Cotswold Fayre, Hider, Cress Co, Diverse and Moordale are the main wholesale suppliers here. But with many other Sussex and Kent delis and farm shops buying from the same catalogues, Wickham and his team also source direct from as many local suppliers as they can to create a point of difference, like The Captain’s Cookies from the Zingiberi Bakery in Dover, jams from Martha & Ed’s Kitchen in Henley Down and Mini Mouthfuls fudge from Battle.
“We started out just selling smoked foods and morphed into what we are today, which is more of a deli,” says Wickham. “But with so little space, we have to be quite strict about what we buy and not go off on a tangent.
“We try to stock things that are not widely available elsewhere, and which fit our quality criteria. Local is good, but not a prerequisite. The quality has to be there. If we’re going to do brie, it will be Brie de Meaux.”
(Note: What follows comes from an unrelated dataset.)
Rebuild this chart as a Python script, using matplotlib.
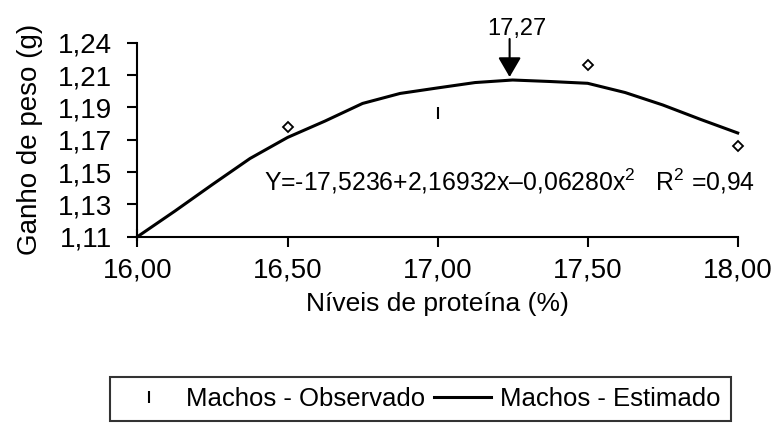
import matplotlib
matplotlib.use("Agg")
import matplotlib.pyplot as plt
from matplotlib.lines import Line2D
import numpy as np

plt.rcParams['font.family'] = ['Liberation Sans', 'DejaVu Sans']
plt.rcParams['mathtext.fontset'] = 'custom'
plt.rcParams['mathtext.rm'] = 'Liberation Sans'
plt.rcParams['mathtext.it'] = 'Liberation Sans'

# Observed points (Machos - Observado)
obs_x = [16.0, 16.5, 17.0, 17.5, 18.0]
obs_y = [1.111, 1.1833, 1.1931, 1.2251, 1.1708]
obs_markers = ['|', 'D', '|', 'D', 'D']

# Estimated curve (Machos - Estimado)
est_x = [16.0, 16.125, 16.25, 16.375, 16.5, 16.625, 16.75, 16.875, 17.0,
         17.125, 17.25, 17.375, 17.5, 17.625, 17.75, 17.875, 18.0]
est_y = [1.110, 1.1272, 1.145, 1.1624, 1.1765, 1.1875, 1.1993, 1.206, 1.2097,
         1.2133, 1.215, 1.214, 1.2128, 1.2066, 1.1983, 1.1887, 1.1795]

x_ticks = [16.0, 16.5, 17.0, 17.5, 18.0]
x_ticklabels = ['16,00', '16,50', '17,00', '17,50', '18,00']
y_ticklabels = ['1,11', '1,13', '1,15', '1,17', '1,19', '1,21', '1,24']
y_min, y_max = 1.11, 1.24

peak_x = 17.24
peak_label = '17,27'
equation = 'Y=-17,5236+2,16932x\u20130,06280x$^{2}$   R$^{2}$ =0,94'

fig = plt.figure(figsize=(7.78, 4.25), dpi=100)
ax = fig.add_axes([0.1767, 0.4431, 0.9482 - 0.1767, 0.8995 - 0.4431])

ax.plot(est_x, est_y, color='black', lw=2.2, zorder=3, clip_on=False)
for xv, yv, m in zip(obs_x, obs_y, obs_markers):
    if m == 'D':
        ax.plot([xv], [yv], marker='D', ms=5.5, mfc='white', mec='black', mew=1.3,
                ls='none', zorder=4, clip_on=False)
    else:
        ax.plot([xv], [yv], marker='|', ms=9, mec='black', mew=1.5,
                ls='none', zorder=4, clip_on=False)

ax.set_xlim(16.0, 18.0)
ax.set_ylim(y_min, y_max)
ax.set_xticks(x_ticks)
ax.set_xticklabels(x_ticklabels)
ax.set_yticks(np.linspace(y_min, y_max, len(y_ticklabels)))
ax.set_yticklabels(y_ticklabels)

for s in ['top', 'right']:
    ax.spines[s].set_visible(False)
for s in ['left', 'bottom']:
    ax.spines[s].set_linewidth(1.5)
ax.tick_params(axis='both', direction='out', length=7.2, width=1.5,
               labelsize=20)
ax.tick_params(axis='y', pad=11)
ax.tick_params(axis='x', pad=8)

ax.set_xlabel('N\u00edveis de prote\u00edna (%)', fontsize=19, labelpad=6)
ax.set_ylabel('Ganho de peso (g)', fontsize=20, labelpad=11)

ax.text(0.211, 0.24, equation, transform=ax.transAxes, fontsize=17.8,
        ha='left', va='baseline')

ax.annotate('', xy=(peak_x, 1.217), xytext=(peak_x, 1.2425),
            arrowprops=dict(arrowstyle='-|>,head_length=1.2,head_width=0.7',
                            color='black', lw=1.5, shrinkA=0, shrinkB=0),
            annotation_clip=False)
ax.text(17.265, 1.2495, peak_label, fontsize=17, ha='center', va='center')

handles = [Line2D([], [], marker='|', ms=9, mew=1.5, color='black', ls='none'),
           Line2D([], [], color='black', lw=2.2)]
leg = fig.legend(handles, ['Machos - Observado', 'Machos - Estimado'],
                 loc='center', bbox_to_anchor=(0.5405, 0.0612), ncol=2,
                 fontsize=18.5, frameon=True, fancybox=False,
                 handlelength=2.2, handletextpad=0.35, columnspacing=0.35,
                 borderpad=0.4, borderaxespad=0)
leg.get_frame().set_edgecolor('black')
leg.get_frame().set_linewidth(1.5)

fig.savefig('out.png', dpi=100)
If may have taken 26 years for Weald Smokery to reach this point but it’s worth pointing out that the business has taken one especially interesting turn. In 2007, Wickham took a “seven year sabbatical” when the Highways Agency bought him out as part of a scheme to widen the A21. Until construction started, the Agency was persuaded to let Wickham’s then shop manager, industry veteran Christopher Milns, carry on Weald Smokery as a tenant. Then, when the coalition government cancelled the road scheme, Wickham bought it back and set about his £150,000 redevelopment.
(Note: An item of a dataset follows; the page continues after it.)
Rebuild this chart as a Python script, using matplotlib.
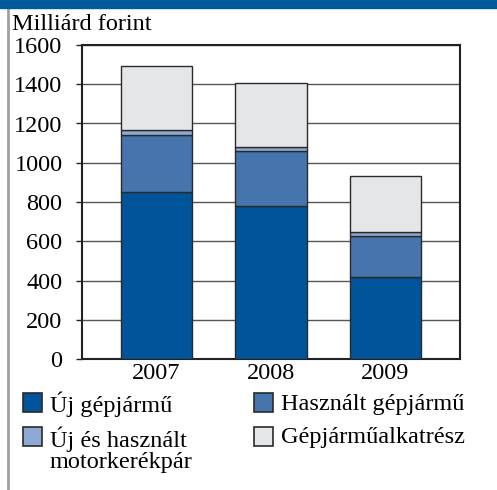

Milns, who dide leave for a while to run a nearby farm shop, is now back in the company, running trade and mail-order sales, and is now its longest serving employee.
Since returning in 2014, Wickham says business has got noticeably tougher. “From 1990 to 2007 I was making a good profit. I’m not saying we don’t make money still, but it’s a damned sight harder.
“I’m constantly having to think of new ways to have an edge on the supermarkets. We’ve got to give people a reason to come here.”
That means service, product knowledge, a few stand-out products from very small, very local suppliers. And of course, Weald Smokery’s own products, which certainly won’t be found in a Waitrose near you.